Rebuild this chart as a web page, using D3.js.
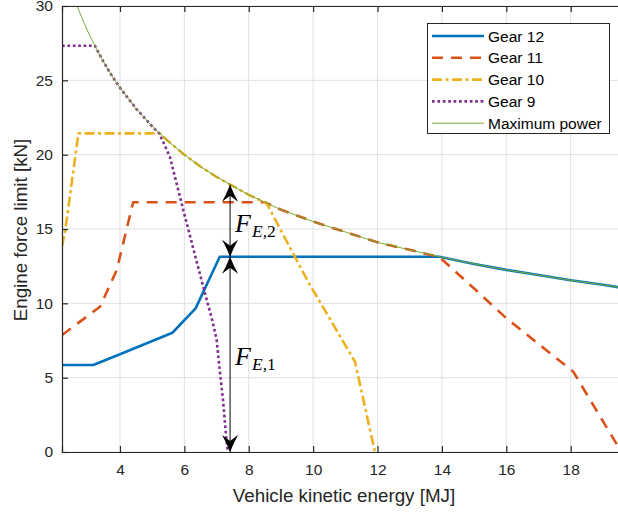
<!DOCTYPE html>
<html>
<head>
<meta charset="utf-8">
<script src="https://cdn.jsdelivr.net/npm/d3@7"></script>
<style>
  html, body { margin: 0; padding: 0; background: #fff; }
  svg { display: block; }
</style>
</head>
<body>
<svg id="chart" width="618" height="513"></svg>
<script>
// ---------- data ----------
const xTicks = [4, 6, 8, 10, 12, 14, 16, 18];
const yTicks = [0, 5, 10, 15, 20, 25, 30];

const gear12E = [2.2, 3.17, 4.0, 5.63, 6.35, 7.1, 13.92, 15, 16, 17, 18, 19, 19.6];
const gear12F = [5.85, 5.85, 6.58, 8.02, 9.66, 13.13, 13.13, 12.65, 12.25, 11.9, 11.55, 11.25, 11.05];

const gear11E = [2.2, 3.38, 3.9, 4.41, 8.5, 9.0, 10, 11, 12, 13, 13.85, 14.05, 15.18, 16.0, 18.08, 19.45];
const gear11F = [7.87, 9.77, 12.24, 16.8, 16.8, 16.3, 15.5, 14.8, 14.1, 13.6, 13.15, 12.86, 10.64, 9.0, 5.4, 0.45];

const gear10E = [2.2, 2.3, 2.71, 5.24, 5.5, 6.0, 6.5, 7.0, 7.5, 8.0, 8.56, 9.0, 9.9, 10.21, 11.3, 11.92];
const gear10F = [13.85, 14.9, 21.43, 21.43, 20.9, 20.0, 19.2, 18.5, 17.9, 17.3, 16.72, 14.9, 11.23, 10.1, 6.07, 0.0];

const gear9E = [2.2, 3.22, 3.5, 3.75, 4.0, 4.5, 5.0, 5.22, 5.55, 6.0, 6.3, 6.6, 6.85, 7.0, 7.1, 7.2, 7.3, 7.35];
const gear9F = [27.33, 27.33, 26.2, 25.3, 24.5, 23.1, 21.9, 21.43, 19.86, 16.0, 13.5, 11.0, 9.0, 7.6, 5.5, 3.5, 1.0, 0.0];

const maxPowE = [2.6, 2.8, 3.0, 3.25, 3.5, 3.75, 4.0, 4.5, 5.0, 5.5, 6.0, 6.5, 7.0, 7.5, 8.0, 8.5, 9.0, 10, 11, 12, 13, 14, 15, 16, 17, 18, 19, 19.6];
const maxPowF = [30.4, 29.3, 28.3, 27.2, 26.2, 25.3, 24.5, 23.1, 21.9, 20.9, 20.0, 19.2, 18.5, 17.9, 17.3, 16.8, 16.3, 15.5, 14.8, 14.1, 13.6, 13.1, 12.65, 12.25, 11.9, 11.55, 11.25, 11.05];

const seriesNames = ["Gear 12", "Gear 11", "Gear 10", "Gear 9", "Maximum power"];

// annotation
const arrowE = 7.42;
const arrow1F = [0, 13.13];
const arrow2F = [13.13, 17.98];

// ---------- layout ----------
const svg = d3.select("#chart");
const pL = 62, pR = 619, pT = 6, pB = 452;
const x = d3.scaleLinear().domain([2.2, 19.5]).range([pL, pR]);
const y = d3.scaleLinear().domain([0, 30]).range([pB, pT]);
const axisColor = "#262626";
const font = "'Liberation Sans', Arial, Helvetica, sans-serif";

// grid
const grid = svg.append("g");
grid.selectAll(".gx").data(xTicks).enter().append("line")
  .attr("x1", d => x(d)).attr("x2", d => x(d)).attr("y1", pT).attr("y2", pB)
  .attr("stroke", "#e0e0e0").attr("stroke-width", 1);
grid.selectAll(".gy").data(yTicks).enter().append("line")
  .attr("x1", pL).attr("x2", pR).attr("y1", d => y(d)).attr("y2", d => y(d))
  .attr("stroke", "#e0e0e0").attr("stroke-width", 1);

// clip
svg.append("clipPath").attr("id", "clip").append("rect")
  .attr("x", pL).attr("y", pT).attr("width", pR - pL).attr("height", pB - pT);

const styles = [
  { color: "#0072BD", width: 2.6, dash: null },
  { color: "#D95319", width: 2.6, dash: "11,8" },
  { color: "#EDB120", width: 2.6, dash: "10,3.5,3,3.5" },
  { color: "#7E2F8E", width: 2.6, dash: "2.7,2.7" },
  { color: "#77AC30", width: 1.0, dash: null }
];
const allE = [gear12E, gear11E, gear10E, gear9E, maxPowE];
const allF = [gear12F, gear11F, gear10F, gear9F, maxPowF];

const line = d3.line().x(d => x(d[0])).y(d => y(d[1]));
const plotG = svg.append("g").attr("clip-path", "url(#clip)");
allE.forEach((E, i) => {
  const pts = E.map((e, k) => [e, allF[i][k]]);
  plotG.append("path").datum(pts)
    .attr("d", line)
    .attr("fill", "none")
    .attr("stroke", styles[i].color)
    .attr("stroke-width", styles[i].width)
    .attr("stroke-dasharray", styles[i].dash)
    .attr("stroke-linejoin", "round");
});

// axes
const xAxisB = d3.axisBottom(x).tickValues(xTicks).tickSize(-6).tickPadding(12).tickFormat(d3.format("d"));
const xAxisT = d3.axisTop(x).tickValues(xTicks).tickSize(-6).tickFormat("");
const yAxisL = d3.axisLeft(y).tickValues(yTicks).tickSize(-6).tickPadding(9).tickFormat(d3.format("d"));
const gxB = svg.append("g").attr("transform", `translate(0,${pB})`).call(xAxisB);
const gxT = svg.append("g").attr("transform", `translate(0,${pT})`).call(xAxisT);
const gyL = svg.append("g").attr("transform", `translate(${pL},0)`).call(yAxisL);
[gxB, gxT, gyL].forEach(g => {
  g.select(".domain").attr("stroke", axisColor).attr("stroke-width", 1.2);
  g.selectAll(".tick line").attr("stroke", axisColor).attr("stroke-width", 1.2);
  g.selectAll(".tick text").attr("fill", axisColor).style("font-family", font).style("font-size", "15.5px");
});

// axis labels
svg.append("text").attr("x", 344).attr("y", 502)
  .attr("text-anchor", "middle").attr("fill", axisColor)
  .style("font-family", font).style("font-size", "18.8px")
  .text("Vehicle kinetic energy [MJ]");
svg.append("text").attr("transform", `translate(27,230) rotate(-90)`)
  .attr("text-anchor", "middle").attr("fill", axisColor)
  .style("font-family", font).style("font-size", "18.8px")
  .text("Engine force limit [kN]");

// annotation arrows
const ax = x(arrowE);
const annG = svg.append("g");
function head(tipY, dir) { // dir = -1 pointing up, +1 pointing down
  const L = 17, W = 8, N = 11;
  const b = tipY - dir * L, n = tipY - dir * N;
  return `M${ax},${tipY} Q${ax - 3.5},${tipY - dir * 9} ${ax - W},${b} L${ax},${n} L${ax + W},${b} Q${ax + 3.5},${tipY - dir * 9} ${ax},${tipY} Z`;
}
[arrow1F, arrow2F].forEach(a => {
  annG.append("line").attr("x1", ax).attr("x2", ax).attr("y1", y(a[0])).attr("y2", y(a[1]))
    .attr("stroke", "#000").attr("stroke-width", 1);
  annG.append("path").attr("d", head(y(a[0]), 1)).attr("fill", "#000");
  annG.append("path").attr("d", head(y(a[1]), -1)).attr("fill", "#000");
});
function label(a, sub) {
  const t = annG.append("text")
    .attr("x", ax + 5).attr("y", y((a[0] + a[1]) / 2) + 11)
    .style("font-family", "'Liberation Serif', 'Times New Roman', serif")
    .attr("fill", "#000");
  t.append("tspan").style("font-style", "italic").style("font-size", "26px").text("F");
  t.append("tspan").attr("dx", 1).attr("dy", 5).style("font-style", "italic").style("font-size", "17.5px").text("E");
  t.append("tspan").style("font-size", "17.5px").text("," + sub);
}
label(arrow2F, "2");
label(arrow1F, "1");

// legend
const lg = svg.append("g");
lg.append("rect").attr("x", 427.5).attr("y", 23.5).attr("width", 182).attr("height", 110)
  .attr("fill", "#fff").attr("stroke", axisColor).attr("stroke-width", 1);
seriesNames.forEach((name, i) => {
  const yy = 36 + i * 21.8;
  lg.append("line").attr("x1", 432).attr("x2", 484).attr("y1", yy).attr("y2", yy)
    .attr("stroke", styles[i].color).attr("stroke-width", styles[i].width)
    .attr("stroke-dasharray", styles[i].dash);
  lg.append("text").attr("x", 488).attr("y", yy + 5.5).attr("fill", "#000")
    .style("font-family", font).style("font-size", "15.5px").text(name);
});
</script>
</body>
</html>
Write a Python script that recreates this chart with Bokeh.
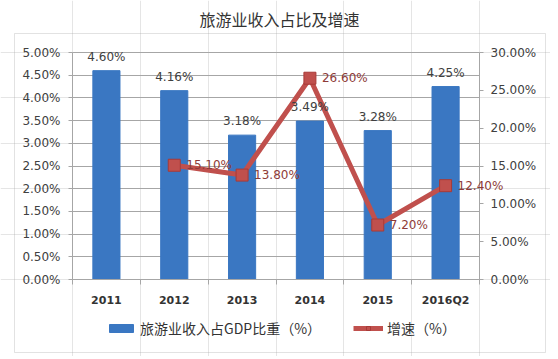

Goal of the exercise: Only the lines from the start of the material through the line containing "13.13, 12.65, 12.25, 11.9, 11.55, 11.25, 11.05];" should be transcribed. Pictures stay out.

Solution to this problem:
Rebuild this chart as a web page, using D3.js.
<!DOCTYPE html>
<html>
<head>
<meta charset="utf-8">
<script src="https://cdn.jsdelivr.net/npm/d3@7"></script>
<style>
  html, body { margin: 0; padding: 0; background: #fff; }
  svg { display: block; }
</style>
</head>
<body>
<svg id="chart" width="618" height="513"></svg>
<script>
// ---------- data ----------
const xTicks = [4, 6, 8, 10, 12, 14, 16, 18];
const yTicks = [0, 5, 10, 15, 20, 25, 30];

const gear12E = [2.2, 3.17, 4.0, 5.63, 6.35, 7.1, 13.92, 15, 16, 17, 18, 19, 19.6];
const gear12F = [5.85, 5.85, 6.58, 8.02, 9.66, 13.13, 13.13, 12.65, 12.25, 11.9, 11.55, 11.25, 11.05];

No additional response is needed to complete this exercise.